1. 📘 Topic and Domain: Agentic Entropy-Balanced Policy Optimization (AEPO) for reinforcement learning in large language models (LLMs), specifically focusing on web agent training and tool use capabilities.
2. 💡 Previous Research and New Ideas: Based on previous agentic RL methods that use entropy signals for tool exploration, but introduces novel entropy balancing in both rollout and policy update phases to address limitations of excessive entropy reliance.
3. ❓ Problem: Addresses two key challenges in entropy-based RL: "High-Entropy Rollout Collapse" where excessive branching occurs along specific paths, and "High-Entropy Token Gradient Clipping" where valuable exploratory behaviors are lost during training.
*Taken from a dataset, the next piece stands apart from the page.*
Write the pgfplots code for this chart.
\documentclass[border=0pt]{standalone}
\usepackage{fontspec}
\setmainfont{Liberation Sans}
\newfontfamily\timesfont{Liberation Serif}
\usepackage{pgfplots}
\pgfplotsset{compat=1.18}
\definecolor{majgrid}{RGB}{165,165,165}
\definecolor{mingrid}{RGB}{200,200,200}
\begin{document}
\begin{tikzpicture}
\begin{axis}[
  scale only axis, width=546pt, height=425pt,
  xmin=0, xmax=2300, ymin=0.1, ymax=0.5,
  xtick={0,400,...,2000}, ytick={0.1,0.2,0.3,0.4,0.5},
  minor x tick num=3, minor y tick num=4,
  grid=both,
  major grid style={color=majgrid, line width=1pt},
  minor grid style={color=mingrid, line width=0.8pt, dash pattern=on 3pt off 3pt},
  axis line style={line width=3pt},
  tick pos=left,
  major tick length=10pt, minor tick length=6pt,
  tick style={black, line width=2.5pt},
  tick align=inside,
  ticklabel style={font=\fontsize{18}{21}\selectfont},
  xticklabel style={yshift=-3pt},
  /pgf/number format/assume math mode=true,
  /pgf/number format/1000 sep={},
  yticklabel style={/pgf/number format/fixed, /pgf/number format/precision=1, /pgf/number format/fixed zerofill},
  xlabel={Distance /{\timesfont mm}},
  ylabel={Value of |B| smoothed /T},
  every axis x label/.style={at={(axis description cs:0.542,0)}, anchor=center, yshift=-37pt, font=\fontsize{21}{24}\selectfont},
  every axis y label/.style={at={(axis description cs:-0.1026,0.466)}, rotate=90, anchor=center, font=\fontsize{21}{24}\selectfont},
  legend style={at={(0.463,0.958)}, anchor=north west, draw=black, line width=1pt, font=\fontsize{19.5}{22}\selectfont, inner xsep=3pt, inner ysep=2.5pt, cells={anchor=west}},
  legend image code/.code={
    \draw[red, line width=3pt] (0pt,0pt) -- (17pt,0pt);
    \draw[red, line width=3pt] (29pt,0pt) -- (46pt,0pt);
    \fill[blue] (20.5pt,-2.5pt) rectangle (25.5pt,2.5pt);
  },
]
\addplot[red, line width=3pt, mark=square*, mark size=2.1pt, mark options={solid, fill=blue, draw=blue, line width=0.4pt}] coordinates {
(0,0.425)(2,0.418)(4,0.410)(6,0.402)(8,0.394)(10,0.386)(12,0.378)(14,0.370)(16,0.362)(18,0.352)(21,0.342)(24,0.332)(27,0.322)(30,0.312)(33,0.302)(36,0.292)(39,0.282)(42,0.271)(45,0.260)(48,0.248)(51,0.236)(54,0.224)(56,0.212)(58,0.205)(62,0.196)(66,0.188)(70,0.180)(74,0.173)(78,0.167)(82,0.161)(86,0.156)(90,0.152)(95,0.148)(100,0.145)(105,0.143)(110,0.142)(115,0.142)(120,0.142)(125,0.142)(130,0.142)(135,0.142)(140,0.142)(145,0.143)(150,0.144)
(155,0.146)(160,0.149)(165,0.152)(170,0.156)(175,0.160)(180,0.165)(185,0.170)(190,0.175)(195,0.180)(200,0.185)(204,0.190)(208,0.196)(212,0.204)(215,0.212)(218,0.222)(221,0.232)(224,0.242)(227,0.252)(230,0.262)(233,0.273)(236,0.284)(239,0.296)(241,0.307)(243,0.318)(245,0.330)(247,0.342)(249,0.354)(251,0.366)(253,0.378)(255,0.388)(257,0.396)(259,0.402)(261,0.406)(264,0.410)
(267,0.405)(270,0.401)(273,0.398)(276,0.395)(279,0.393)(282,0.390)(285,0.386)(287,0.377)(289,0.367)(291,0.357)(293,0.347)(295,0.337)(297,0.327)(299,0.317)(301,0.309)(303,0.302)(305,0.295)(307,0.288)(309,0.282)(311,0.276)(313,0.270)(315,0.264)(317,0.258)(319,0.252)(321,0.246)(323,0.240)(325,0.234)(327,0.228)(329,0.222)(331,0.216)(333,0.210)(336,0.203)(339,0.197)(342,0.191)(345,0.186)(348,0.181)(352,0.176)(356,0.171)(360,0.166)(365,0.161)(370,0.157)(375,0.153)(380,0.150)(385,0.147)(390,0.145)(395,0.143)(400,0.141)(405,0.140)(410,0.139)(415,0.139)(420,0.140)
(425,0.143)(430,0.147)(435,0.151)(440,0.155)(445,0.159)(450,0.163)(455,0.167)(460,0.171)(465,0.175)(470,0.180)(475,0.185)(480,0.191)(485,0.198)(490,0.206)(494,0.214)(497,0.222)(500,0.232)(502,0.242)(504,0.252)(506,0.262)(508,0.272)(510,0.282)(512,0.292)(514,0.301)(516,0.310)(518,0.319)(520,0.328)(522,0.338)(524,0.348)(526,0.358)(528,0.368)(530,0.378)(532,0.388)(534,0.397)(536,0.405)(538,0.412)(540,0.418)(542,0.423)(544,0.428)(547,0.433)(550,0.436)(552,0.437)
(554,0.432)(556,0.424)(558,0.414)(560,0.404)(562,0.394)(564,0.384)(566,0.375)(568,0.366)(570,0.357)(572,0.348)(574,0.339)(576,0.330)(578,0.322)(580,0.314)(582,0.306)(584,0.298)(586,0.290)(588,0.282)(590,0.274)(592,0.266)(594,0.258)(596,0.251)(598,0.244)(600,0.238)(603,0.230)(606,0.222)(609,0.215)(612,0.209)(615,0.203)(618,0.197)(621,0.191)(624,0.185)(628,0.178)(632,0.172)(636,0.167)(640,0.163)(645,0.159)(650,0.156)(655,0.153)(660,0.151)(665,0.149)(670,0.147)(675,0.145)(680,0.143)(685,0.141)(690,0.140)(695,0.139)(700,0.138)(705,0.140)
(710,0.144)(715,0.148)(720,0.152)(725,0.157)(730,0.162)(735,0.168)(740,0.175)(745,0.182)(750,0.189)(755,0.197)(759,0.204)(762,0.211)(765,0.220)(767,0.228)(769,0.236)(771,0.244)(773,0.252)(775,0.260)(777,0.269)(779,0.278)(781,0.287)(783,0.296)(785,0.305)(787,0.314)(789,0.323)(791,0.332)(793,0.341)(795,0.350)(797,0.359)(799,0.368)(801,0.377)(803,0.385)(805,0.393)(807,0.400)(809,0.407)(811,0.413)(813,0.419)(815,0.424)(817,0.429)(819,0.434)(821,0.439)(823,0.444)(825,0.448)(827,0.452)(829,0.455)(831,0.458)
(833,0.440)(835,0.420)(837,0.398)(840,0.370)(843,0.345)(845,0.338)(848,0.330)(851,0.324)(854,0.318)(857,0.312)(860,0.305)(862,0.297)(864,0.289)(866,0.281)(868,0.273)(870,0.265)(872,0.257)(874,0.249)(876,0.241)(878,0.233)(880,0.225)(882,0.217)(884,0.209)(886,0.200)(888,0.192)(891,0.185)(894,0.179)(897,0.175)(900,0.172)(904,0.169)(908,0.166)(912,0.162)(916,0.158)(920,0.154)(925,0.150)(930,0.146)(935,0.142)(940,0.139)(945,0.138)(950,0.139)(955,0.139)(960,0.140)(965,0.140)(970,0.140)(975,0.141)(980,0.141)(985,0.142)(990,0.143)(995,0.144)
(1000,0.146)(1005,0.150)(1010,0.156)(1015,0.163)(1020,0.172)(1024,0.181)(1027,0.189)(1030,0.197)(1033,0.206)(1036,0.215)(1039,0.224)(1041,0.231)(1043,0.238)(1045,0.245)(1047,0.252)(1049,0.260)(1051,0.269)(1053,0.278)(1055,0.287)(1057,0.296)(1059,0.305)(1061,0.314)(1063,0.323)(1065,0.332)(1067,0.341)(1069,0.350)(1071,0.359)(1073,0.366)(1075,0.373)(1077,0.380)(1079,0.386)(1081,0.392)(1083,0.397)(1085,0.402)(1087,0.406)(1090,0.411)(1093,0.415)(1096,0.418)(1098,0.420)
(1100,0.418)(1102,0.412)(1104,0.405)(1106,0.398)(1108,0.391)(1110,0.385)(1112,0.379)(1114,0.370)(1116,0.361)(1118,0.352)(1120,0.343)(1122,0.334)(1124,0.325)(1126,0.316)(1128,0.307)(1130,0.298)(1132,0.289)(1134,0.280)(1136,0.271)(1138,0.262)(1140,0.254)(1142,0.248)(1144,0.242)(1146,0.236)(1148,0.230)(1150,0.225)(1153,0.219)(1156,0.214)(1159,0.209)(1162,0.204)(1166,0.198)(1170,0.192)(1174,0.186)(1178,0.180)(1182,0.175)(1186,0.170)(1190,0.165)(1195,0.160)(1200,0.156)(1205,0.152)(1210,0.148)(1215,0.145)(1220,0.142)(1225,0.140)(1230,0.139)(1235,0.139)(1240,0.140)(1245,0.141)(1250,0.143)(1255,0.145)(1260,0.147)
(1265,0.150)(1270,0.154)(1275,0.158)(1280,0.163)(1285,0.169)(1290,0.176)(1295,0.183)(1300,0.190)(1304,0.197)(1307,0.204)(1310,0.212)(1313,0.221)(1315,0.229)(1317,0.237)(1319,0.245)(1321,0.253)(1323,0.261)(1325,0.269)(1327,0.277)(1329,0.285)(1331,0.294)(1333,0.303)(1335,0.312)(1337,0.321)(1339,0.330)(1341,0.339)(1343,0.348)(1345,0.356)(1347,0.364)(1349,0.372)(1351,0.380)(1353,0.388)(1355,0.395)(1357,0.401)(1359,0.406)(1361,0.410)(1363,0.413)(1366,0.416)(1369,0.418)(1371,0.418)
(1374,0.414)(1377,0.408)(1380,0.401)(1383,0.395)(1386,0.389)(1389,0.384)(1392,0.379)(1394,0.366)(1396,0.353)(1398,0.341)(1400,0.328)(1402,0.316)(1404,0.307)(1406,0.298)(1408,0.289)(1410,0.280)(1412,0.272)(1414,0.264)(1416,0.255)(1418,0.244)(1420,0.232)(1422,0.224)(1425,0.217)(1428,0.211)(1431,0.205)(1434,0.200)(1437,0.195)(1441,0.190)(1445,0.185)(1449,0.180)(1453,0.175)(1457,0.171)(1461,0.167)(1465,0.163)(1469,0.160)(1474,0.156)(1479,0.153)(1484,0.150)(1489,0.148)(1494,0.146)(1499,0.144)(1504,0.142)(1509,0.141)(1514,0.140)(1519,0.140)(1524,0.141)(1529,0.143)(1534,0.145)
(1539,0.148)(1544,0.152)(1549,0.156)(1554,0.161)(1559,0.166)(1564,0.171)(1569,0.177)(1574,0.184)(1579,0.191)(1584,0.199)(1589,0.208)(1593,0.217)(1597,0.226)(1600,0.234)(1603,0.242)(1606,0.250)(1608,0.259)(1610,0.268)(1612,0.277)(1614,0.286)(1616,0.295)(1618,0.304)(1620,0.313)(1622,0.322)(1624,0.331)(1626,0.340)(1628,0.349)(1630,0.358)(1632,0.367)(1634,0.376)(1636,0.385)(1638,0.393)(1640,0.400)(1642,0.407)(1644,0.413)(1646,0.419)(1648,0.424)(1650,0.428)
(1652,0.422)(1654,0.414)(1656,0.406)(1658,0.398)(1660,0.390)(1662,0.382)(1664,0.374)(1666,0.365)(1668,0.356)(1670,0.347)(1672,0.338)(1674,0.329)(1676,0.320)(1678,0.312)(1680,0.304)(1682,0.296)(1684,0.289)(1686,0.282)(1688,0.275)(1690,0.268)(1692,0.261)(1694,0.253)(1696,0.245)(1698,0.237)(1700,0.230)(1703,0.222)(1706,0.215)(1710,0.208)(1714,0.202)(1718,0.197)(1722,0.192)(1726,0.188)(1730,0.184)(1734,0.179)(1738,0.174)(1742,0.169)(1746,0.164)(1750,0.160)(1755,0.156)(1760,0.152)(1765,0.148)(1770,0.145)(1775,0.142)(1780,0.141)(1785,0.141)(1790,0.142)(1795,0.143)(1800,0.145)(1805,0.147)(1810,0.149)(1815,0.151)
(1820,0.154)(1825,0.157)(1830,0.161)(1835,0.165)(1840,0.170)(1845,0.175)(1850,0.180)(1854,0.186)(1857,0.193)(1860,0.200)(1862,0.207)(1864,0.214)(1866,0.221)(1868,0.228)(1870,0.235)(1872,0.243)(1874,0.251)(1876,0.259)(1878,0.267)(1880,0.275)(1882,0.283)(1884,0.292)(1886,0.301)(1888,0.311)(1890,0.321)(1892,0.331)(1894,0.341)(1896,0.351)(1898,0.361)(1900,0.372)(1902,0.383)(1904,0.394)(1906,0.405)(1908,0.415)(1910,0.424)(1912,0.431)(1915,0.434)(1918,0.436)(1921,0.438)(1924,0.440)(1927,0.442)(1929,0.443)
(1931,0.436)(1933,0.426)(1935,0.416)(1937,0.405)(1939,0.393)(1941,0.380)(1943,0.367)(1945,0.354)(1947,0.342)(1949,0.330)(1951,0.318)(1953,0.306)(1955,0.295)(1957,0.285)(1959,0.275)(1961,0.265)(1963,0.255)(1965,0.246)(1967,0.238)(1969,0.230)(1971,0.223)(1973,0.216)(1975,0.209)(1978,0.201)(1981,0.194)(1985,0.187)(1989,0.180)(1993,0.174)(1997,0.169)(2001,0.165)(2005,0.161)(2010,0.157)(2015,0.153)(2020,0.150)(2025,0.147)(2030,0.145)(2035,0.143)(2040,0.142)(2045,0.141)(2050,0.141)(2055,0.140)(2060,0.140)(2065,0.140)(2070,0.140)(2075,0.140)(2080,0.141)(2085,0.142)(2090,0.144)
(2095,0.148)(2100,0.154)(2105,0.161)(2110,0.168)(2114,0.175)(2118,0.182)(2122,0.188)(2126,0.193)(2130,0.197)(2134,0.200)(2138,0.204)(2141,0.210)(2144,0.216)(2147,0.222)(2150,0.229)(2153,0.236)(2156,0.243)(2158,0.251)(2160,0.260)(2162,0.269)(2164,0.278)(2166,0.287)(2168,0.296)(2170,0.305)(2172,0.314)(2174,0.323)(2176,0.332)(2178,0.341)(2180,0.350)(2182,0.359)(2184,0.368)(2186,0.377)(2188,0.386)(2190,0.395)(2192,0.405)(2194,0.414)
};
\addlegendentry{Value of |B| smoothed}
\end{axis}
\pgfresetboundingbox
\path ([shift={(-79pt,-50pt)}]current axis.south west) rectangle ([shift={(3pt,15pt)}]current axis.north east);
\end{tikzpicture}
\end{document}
4. 🛠️ Methods: Implements two core components: (1) Dynamic entropy-balanced rollout mechanism that adaptively allocates sampling budgets and penalizes consecutive high-entropy steps, and (2) Entropy-balanced policy optimization that preserves high-entropy token gradients through stop-gradient operations.
5. 📊 Results and Evaluation: Outperformed 7 mainstream RL algorithms across 14 datasets, achieving with Qwen3-14B: 47.6% on GAIA, 11.2% on HLE, and 43.0% on WebWalkerQA for Pass@1; 65.0%, 26.0%, and 70.0% respectively for Pass@5.